What Does Technology Mean to You?

I’ve been attending the NSTA conference in Birmingham, Alabama, the last couple of days and I’ve been pondering something that has occurred to me at other, similar events. Just what does technology mean to educators?

I work in somewhat of a technology “bubble”. My school district is has a one-to-one program in its high school and spends a good deal of money on various programs and subscriptions to empower teachers to actively use technology on a daily basis in our classrooms. The school I work for is exceptionally technology rich. Any staff development that I attend for my school or for my district has an implied “bring your laptop” policy, and everyone just knows that they need to show up charged and ready to go.

Whenever I venture out of my bubble and attend events outside of my district, I am amazed at what a difference the support from my district makes. I’ve been to technology conferences where not only does nobody attending have a laptop, the facilities that are provided for presenters are about 5-10 years behind the times. The NSTA conference is no different – the first session I walked into had an old-fashioned overhead projector sitting up front with an apologetic presenter explaining that it was the best she could find and that she’d had to revise her whole presentation to accomodate the outdated technology. I recently presented at a regional TCEA conference and found myself having to think on my feet to adapt my presentation to accomodate older desktop computers and a class full of educators who needed a much more basic workshop than what I had prepared. I try to remind myself that outside of my bubble, resources I see as being simple and basic can be ooos and ahhhs for someone else.

So my question to you is: what does technology mean in your classroom? In my classroom, technology means utilizing web 2.0 resources like Animoto and VoiceThread, using online interactive lab simulations, digital storytelling projects, and using email to communicate with parents and students. Professionally, technology also includes wikis, Twitter, Second Life and other means to collaborate and share with educators from all over the world.

Comment and share – What is technology for you? What things hinder you in your district? In a perfect world, what technology would you use in your classroom? Do you think there can be too much technology in a classroom? Let’s get this discussion started!

Comments

  1. Charlene

    I am a strong believer in the power of technology for leveling the learning for all. Can there be too much technology? If the technology is appropriate, I don’t believe so. Yet, it is often viewed as an “add on.” Such as this comment recently heard from a science teacher at a meeting discussing 21st century skills. “What do I take out of my bucket?
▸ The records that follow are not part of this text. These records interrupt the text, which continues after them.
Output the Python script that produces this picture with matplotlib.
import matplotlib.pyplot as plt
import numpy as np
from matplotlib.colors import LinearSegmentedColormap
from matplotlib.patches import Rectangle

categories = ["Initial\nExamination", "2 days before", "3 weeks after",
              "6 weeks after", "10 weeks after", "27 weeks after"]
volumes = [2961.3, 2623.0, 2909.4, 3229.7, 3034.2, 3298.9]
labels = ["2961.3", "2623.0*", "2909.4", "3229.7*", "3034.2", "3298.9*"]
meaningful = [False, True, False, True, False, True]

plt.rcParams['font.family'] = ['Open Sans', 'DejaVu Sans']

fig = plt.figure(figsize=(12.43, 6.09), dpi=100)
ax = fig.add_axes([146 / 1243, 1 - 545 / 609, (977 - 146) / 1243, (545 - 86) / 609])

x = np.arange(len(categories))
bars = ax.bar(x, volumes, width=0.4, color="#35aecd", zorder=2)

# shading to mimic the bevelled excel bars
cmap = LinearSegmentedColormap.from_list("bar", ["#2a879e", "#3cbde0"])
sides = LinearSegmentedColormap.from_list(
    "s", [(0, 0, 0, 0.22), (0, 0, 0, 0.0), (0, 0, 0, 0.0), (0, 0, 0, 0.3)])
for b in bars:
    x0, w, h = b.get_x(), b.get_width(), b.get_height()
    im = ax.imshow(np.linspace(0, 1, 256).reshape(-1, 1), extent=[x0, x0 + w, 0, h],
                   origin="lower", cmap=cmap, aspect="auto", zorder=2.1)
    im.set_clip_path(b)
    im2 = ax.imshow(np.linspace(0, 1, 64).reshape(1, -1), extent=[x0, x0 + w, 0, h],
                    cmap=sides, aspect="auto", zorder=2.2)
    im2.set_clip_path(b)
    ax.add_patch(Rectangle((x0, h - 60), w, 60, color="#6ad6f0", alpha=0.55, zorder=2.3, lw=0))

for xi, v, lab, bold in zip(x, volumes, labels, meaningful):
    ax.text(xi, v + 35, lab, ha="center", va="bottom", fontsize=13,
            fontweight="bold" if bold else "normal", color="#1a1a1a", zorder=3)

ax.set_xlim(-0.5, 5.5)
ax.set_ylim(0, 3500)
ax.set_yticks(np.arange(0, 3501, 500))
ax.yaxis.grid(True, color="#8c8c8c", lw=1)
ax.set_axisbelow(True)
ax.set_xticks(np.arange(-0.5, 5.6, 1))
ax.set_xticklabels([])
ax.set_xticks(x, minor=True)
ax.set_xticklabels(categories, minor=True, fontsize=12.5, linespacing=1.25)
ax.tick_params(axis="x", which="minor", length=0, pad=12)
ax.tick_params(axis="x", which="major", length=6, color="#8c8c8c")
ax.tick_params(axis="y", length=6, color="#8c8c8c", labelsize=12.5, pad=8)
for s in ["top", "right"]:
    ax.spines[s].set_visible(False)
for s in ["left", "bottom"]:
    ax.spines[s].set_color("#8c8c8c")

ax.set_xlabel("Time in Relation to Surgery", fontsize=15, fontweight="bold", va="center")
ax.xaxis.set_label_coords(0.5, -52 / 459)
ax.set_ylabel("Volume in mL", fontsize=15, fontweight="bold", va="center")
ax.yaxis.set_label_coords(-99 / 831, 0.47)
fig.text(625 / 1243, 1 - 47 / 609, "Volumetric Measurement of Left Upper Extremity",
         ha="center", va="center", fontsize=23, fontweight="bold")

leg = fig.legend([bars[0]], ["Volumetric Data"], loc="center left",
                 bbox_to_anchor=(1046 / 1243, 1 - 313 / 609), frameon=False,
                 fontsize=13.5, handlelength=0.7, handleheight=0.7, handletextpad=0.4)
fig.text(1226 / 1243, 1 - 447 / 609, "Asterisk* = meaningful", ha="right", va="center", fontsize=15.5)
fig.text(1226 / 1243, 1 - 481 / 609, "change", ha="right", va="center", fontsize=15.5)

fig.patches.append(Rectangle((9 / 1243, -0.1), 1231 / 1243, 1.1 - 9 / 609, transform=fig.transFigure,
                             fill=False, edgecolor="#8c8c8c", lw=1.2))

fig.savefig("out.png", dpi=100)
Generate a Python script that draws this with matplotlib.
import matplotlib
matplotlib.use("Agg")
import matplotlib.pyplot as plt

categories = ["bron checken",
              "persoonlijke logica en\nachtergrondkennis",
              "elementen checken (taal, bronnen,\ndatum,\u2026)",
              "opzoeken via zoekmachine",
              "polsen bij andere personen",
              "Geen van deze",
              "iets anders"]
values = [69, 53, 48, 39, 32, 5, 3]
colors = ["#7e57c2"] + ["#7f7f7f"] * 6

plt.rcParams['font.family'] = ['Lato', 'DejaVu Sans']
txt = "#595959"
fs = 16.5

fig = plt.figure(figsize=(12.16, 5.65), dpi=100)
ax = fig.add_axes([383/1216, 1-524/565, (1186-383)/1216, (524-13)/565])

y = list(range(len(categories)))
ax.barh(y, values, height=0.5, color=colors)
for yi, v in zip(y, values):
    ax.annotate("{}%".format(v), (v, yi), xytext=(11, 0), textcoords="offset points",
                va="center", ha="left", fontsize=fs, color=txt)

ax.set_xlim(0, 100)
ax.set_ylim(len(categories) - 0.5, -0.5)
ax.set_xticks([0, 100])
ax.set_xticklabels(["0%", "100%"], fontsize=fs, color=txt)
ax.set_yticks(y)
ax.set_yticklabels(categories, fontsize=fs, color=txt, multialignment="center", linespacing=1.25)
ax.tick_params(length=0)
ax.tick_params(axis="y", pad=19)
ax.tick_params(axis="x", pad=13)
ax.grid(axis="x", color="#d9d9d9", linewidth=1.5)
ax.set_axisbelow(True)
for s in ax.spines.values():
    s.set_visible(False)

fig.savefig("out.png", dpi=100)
My bucket is filled to the brim — I cannot add one more thing to my teaching.”

    How do you find/make time to include these tools in your classroom? What came out of your bucket in order for you to be able to incorporate these tools in your teaching? Our district is like yours, very technology rich (a variety of programs and subscriptions, just-in-time support and up-to-date hardware/software). Our teachers have access, support and encouragement — yet some still see their bucket too full to “add one more thing” — and when their students are high performing, and demonstrate mastery of the subject with “things as they are” — is it really necessary to “add” more technology??

  2. Elaine Plybon

    I’ve had this discussion with co-workers – we sometimes have too many choices, which makes some educators decide to not add anything to their curriculum. I think the district would do better to narrow down the options they provide. For me, I incorporate the technology easily because I never teach the same thing from one year to the next, so my curriculum is constantly being written from scratch, basically. This makes it easy to replace this worksheet with that online activity, or this research paper with that digital media assignment. I do understand the frustration from teachers, though, when they are introduced with some new technology and they all say “hey, that’s great, but I don’t have any idea when I’ll have the time to explore it”.

  3. Lea Anne

    I agree 100% with your confusion on technology in schools. With kids being so tech savvy these days, it is vital we meet them on their own level. If we can’t make it relevant, our efforts will be lost.